Option 1: Difficulty traversing
As others have posited, perhaps the land bridge is particularly difficult for nothorses to traverse. Horses are pretty well adapted to open, rolling steppe. It wouldn't actually take that much of a change to make it unlikely for them to make the crossing.
Lack of water, swampy territory, heavy woodland, presence of poisonous plants that they're not adapted to (ragwort in real life is deadly to horses), lack of grazing, too much grazing (one of the issues horses have outside of the steppe is the high sugar content of lush European grass, which causes health issues).
Any of these, perhaps dialled up a bit, would do well to restrict their range.
Option 2: Predation
In addition to the other answers about physical land barriers or poisonous flora, predation could also work.

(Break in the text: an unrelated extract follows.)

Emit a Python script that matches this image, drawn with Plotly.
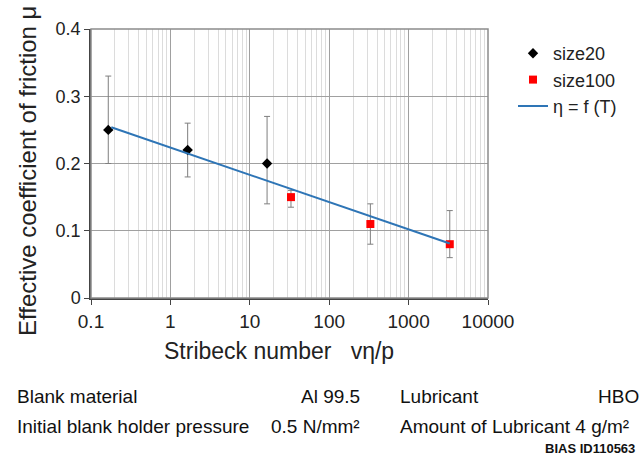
import plotly.graph_objects as go

# ---- data ----
size20_x = [0.165, 1.65, 16.5]
size20_y = [0.25, 0.22, 0.20]
size20_err_plus = [0.08, 0.04, 0.07]
size20_err_minus = [0.05, 0.04, 0.06]

size100_x = [33, 330, 3300]
size100_y = [0.15, 0.11, 0.08]
size100_err_plus = [0.01, 0.03, 0.05]
size100_err_minus = [0.015, 0.03, 0.02]

fit_x = [0.18, 3300]
fit_y = [0.254, 0.081]

x_tickvals = [0.1, 1, 10, 100, 1000, 10000]
x_ticktext = ["0.1", "1", "10", "100", "1000", "10000"]
y_tickvals = [0, 0.1, 0.2, 0.3, 0.4]
y_ticktext = ["0", "0.1", "0.2", "0.3", "0.4"]

footer_left = [("Blank material", "Al 99.5"), ("Initial blank holder pressure", "0.5 N/mm²")]
footer_right = [("Lubricant", "HBO"), ("Amount of Lubricant 4 g/m²", "")]
source_id = "BIAS ID110563"

FONT = "Liberation Sans, Arial, sans-serif"

W, H = 642, 462
L, R, T, B = 91, 488, 29, 298

def px(x):
    return (x - L) / (R - L)

def py(y):
    return (B - y) / (B - T)

fig = go.Figure()

fig.add_trace(go.Scatter(
    x=size20_x, y=size20_y, mode="markers", name="size20",
    marker=dict(symbol="diamond", size=8, color="black"),
    error_y=dict(type="data", symmetric=False, array=size20_err_plus,
                 arrayminus=size20_err_minus, color="#7f7f7f", thickness=1, width=3),
))
fig.add_trace(go.Scatter(
    x=size100_x, y=size100_y, mode="markers", name="size100",
    marker=dict(symbol="square", size=8, color="#ff0000"),
    error_y=dict(type="data", symmetric=False, array=size100_err_plus,
                 arrayminus=size100_err_minus, color="#7f7f7f", thickness=1, width=3),
))
fig.add_trace(go.Scatter(
    x=fit_x, y=fit_y, mode="lines", name="η = f (T)",
    line=dict(color="#2e75b6", width=2),
))

annotations = []
annotations.append(dict(text="Effective coefficient of friction μ", x=px(28), y=py(171),
                        xref="paper", yref="paper", textangle=-90, showarrow=False,
                        font=dict(family=FONT, size=24, color="#222"),
                        xanchor="center", yanchor="middle"))
annotations.append(dict(text="Stribeck number   vη/p", x=px(279), y=py(351),
                        xref="paper", yref="paper", showarrow=False,
                        font=dict(family=FONT, size=23, color="#222"),
                        xanchor="center", yanchor="middle"))
rows_y = [396, 426]
for i, (lab, val) in enumerate(footer_left):
    annotations.append(dict(text=lab, x=px(15), y=py(rows_y[i]), xref="paper", yref="paper",
                            showarrow=False, xanchor="left", yanchor="middle",
                            font=dict(family=FONT, size=19, color="#111")))
    annotations.append(dict(text=val, x=px(362), y=py(rows_y[i]), xref="paper", yref="paper",
                            showarrow=False, xanchor="right", yanchor="middle",
                            font=dict(family=FONT, size=19, color="#111")))
for i, (lab, val) in enumerate(footer_right):
    annotations.append(dict(text=lab, x=px(398), y=py(rows_y[i]), xref="paper", yref="paper",
                            showarrow=False, xanchor="left", yanchor="middle",
                            font=dict(family=FONT, size=19, color="#111")))
    if val:
        annotations.append(dict(text=val, x=px(641), y=py(rows_y[i]), xref="paper", yref="paper",
                                showarrow=False, xanchor="right", yanchor="middle",
                                font=dict(family=FONT, size=19, color="#111")))
annotations.append(dict(text="<b>" + source_id + "</b>", x=px(637), y=py(448), xref="paper", yref="paper",
                        showarrow=False, xanchor="right", yanchor="middle",
                        font=dict(family=FONT, size=13, color="#111")))

fig.update_layout(
    width=W, height=H,
    margin=dict(l=L, r=W - R, t=T, b=H - B, pad=0),
    paper_bgcolor="white", plot_bgcolor="white",
    font=dict(family=FONT, size=16, color="#222"),
    showlegend=True,
    legend=dict(x=px(513), y=py(35), xanchor="left", yanchor="top",
                font=dict(family=FONT, size=18, color="#222"),
                bgcolor="rgba(0,0,0,0)", tracegroupgap=0, itemwidth=30),
    annotations=annotations,
    xaxis=dict(type="log", range=[-1, 4], tickvals=x_tickvals, ticktext=x_ticktext,
               showgrid=True, gridcolor="#a0a0a0", gridwidth=1,
               minor=dict(showgrid=True, gridcolor="#dcdcdc", gridwidth=1, dtick="D1",
                          ticks=""),
               showline=True, linecolor="#444", linewidth=1.5, mirror=False,
               ticks="outside", ticklen=5, tickcolor="#444",
               tickfont=dict(size=19, color="#222"), zeroline=False),
    yaxis=dict(range=[0, 0.4], tickvals=y_tickvals, ticktext=y_ticktext,
               showgrid=True, gridcolor="#a0a0a0", gridwidth=1,
               showline=True, linecolor="#444", linewidth=1.5,
               ticks="outside", ticklen=5, tickcolor="#444",
               tickfont=dict(size=18, color="#222"), zeroline=False),
)
fig.add_shape(type="rect", xref="paper", yref="paper", x0=0, y0=0, x1=1, y1=1,
              line=dict(color="#8c8c8c", width=1.5), layer="above")

fig.write_html("out.html")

- Continent B has nothorses.
- Continent A has something that thinks nothorses are extremely tasty.
The small numbers of nothorses that make it across the bridge do not survive long enough to establish a stable population. It gets worse for nothorses when their nemesis makes the jump in the other direction, but at least they have a sizeable population already present so they can maintain their numbers more easily while they adapt (or don't, of course).
For a real-world example, you can look at the restrictions to the range of platypodes in Australia. Their range is curtailed to the West of the continent by the larger presence of crocodiles in the East.
Option 3: Time
There are two main ways land-bridges are commonly formed. The first is a collision of two landmasses due to continental drift. This tends to be relatively permanent on a biological timescale. The second is land beneath the waves that is exposed by falling sea levels, which tends to be more transitory.
Perhaps your land bridge is of the latter type, and has only recently become traversible (say, in the past couple of thousand years). It takes time for population pressures to develop and push an animal to expand their current range.
Nothumans, like their human counterparts, are curious. They seem to like exploring. It's likely that they will make the journey across to find new, untapped resources.
Nothorses, however, are not particularly adventurous. If they're anything like actual horses, 'not particularly adventurous' is a sizeable understatement.
There isn't actually anything at all preventing nothorses from moving across the gap. They just haven't yet.